Side B: youth and woman. The woman (missing head) in chiton and himation stands on the left holding a mirror. She extends one hand towards a youth who sits in a chair and holds a staff in one hand, extending his other hand towards the woman.

Above, below, and on the sides are triple meanders alternating with cross-squares.


Attributed to the Villa Giulia Painter [Beazley] ca. 460 - 450 B. C.

The pattern on the chest of the boy on side A was tested in the Fogg Conservation Laboratory and found to be resistant to oxalic acid, therefore it is carbonized vegetable matter, not merely a superficial stain. K. Phillips suggested that this might result from the use of the vase as a votive gift at the funeral pyre; we know that alabastra were used for this purpose (Richter & Milne 1935, 17).

The vase, intended as a funerary gift, might be said to depict the departure of a loved one.
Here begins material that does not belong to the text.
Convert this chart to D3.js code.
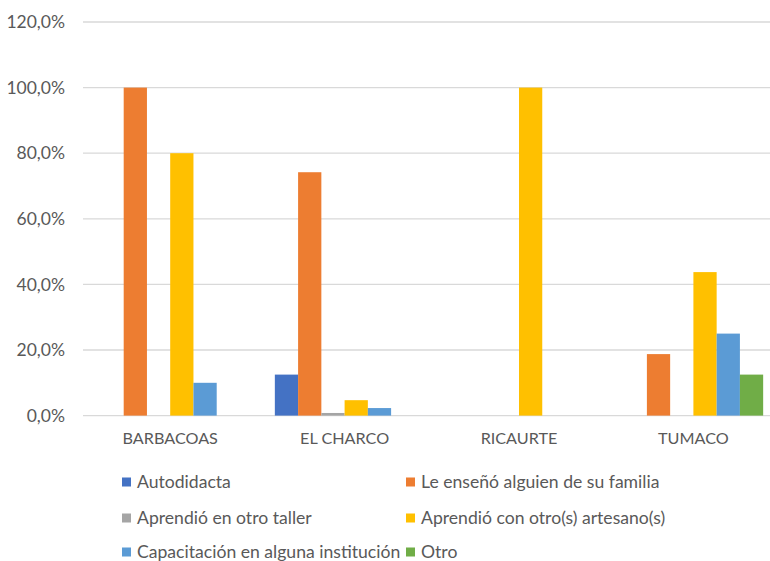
<!DOCTYPE html>
<html><head><meta charset="utf-8">
<script src="https://cdn.jsdelivr.net/npm/d3@7"></script>
<style>body{margin:0;background:#fff}svg{display:block}text{font-family:Lato,"Open Sans",sans-serif;fill:#595959}</style>
</head><body><svg id="c" width="770" height="561"></svg>
<script>
const categories = ["BARBACOAS","EL CHARCO","RICAURTE","TUMACO"];
const seriesNames = ["Autodidacta","Le enseñó alguien de su familia","Aprendió en otro taller","Aprendió con otro(s) artesano(s)","Capacitación en alguna institución","Otro"];
const autodidacta = [0, 12.5, 0, 0];
const familia = [100, 74.2, 0, 18.75];
const taller = [0, 0.8, 0, 0];
const artesano = [80, 4.7, 100, 43.75];
const capacitacion = [10, 2.3, 0, 25];
const otro = [0, 0, 0, 12.5];
const yTicks = [0,20,40,60,80,100,120];
const colors = ["#4472C4","#ED7D31","#A5A5A5","#FFC000","#5B9BD5","#70AD47"];
const seriesValues = [autodidacta, familia, taller, artesano, capacitacion, otro];

const svg = d3.select("#c");
const y = d3.scaleLinear().domain([0,120]).range([415.6, 22]);
const x0 = d3.scaleBand().domain(categories).range([83, 780.6]).paddingInner(0.2).paddingOuter(0.1);
const x1 = d3.scaleBand().domain(seriesNames).range([0, x0.bandwidth()]);

const fmt = v => d3.format(".1f")(v).replace(".", ",") + "%";

// gridlines
svg.append("g").selectAll("line").data(yTicks).join("line")
  .attr("x1", 83).attr("x2", 780.6)
  .attr("y1", d => y(d)).attr("y2", d => y(d))
  .attr("stroke", "#d9d9d9").attr("stroke-width", 1.3);

// y axis labels
const yAxis = d3.axisLeft(y).tickValues(yTicks).tickFormat(fmt).tickSize(0).tickPadding(18);
const ga = svg.append("g").attr("transform","translate(83,0)").call(yAxis);
ga.select(".domain").remove();
ga.selectAll("text").style("font-size","17.5px").attr("fill","#595959").style("font-family","Lato,sans-serif");

// bars
const groups = svg.append("g").selectAll("g").data(categories).join("g")
  .attr("transform", d => `translate(${x0(d)},0)`);
groups.selectAll("rect").data((c, ci) => seriesNames.map((s, si) => ({s, si, v: seriesValues[si][ci]})))
  .join("rect")
  .attr("x", d => x1(d.s)).attr("width", x1.bandwidth())
  .attr("y", d => y(d.v)).attr("height", d => y(0) - y(d.v))
  .attr("fill", (d) => colors[d.si]);

// x axis labels
const xAxis = d3.axisBottom(x0).tickSize(0).tickPadding(17);
const gx = svg.append("g").attr("transform", `translate(0,${y(0)})`).call(xAxis);
gx.select(".domain").remove();
gx.selectAll("text").style("font-size","16.2px").attr("fill","#595959").style("font-family","Lato,sans-serif");

// legend
const legendPos = [[122,482],[406,482],[122,518],[406,518],[122,552],[406,552]];
const lg = svg.append("g").selectAll("g").data(seriesNames).join("g")
  .attr("transform", (d,i) => `translate(${legendPos[i][0]},${legendPos[i][1]})`);
lg.append("rect").attr("x",0).attr("y",-4.5).attr("width",9).attr("height",9).attr("fill",(d,i)=>colors[i]);
lg.append("text").attr("x",15).attr("dy","0.35em").style("font-size","17.6px").text(d=>d);
</script></body></html>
The composition on the reverse, reminiscent of grave stelai of the same period, might represent the farewell of a young wife to her husband. On the observe, other relatives mourn for her. The calm understatement of emotion is characteristic of the classical period.


Bibliography

CVA, USA 2, p. 29, pl. 22, 3; Beazley, Review CVA USA 2 by S. B. Luce, JHS 53 (1933) 311, no. 11 bis; S. B. Luce, "Four Red-Figured Vases in Providence," AJA 35 (1931) 301-303; ARV2, 624, no. 88.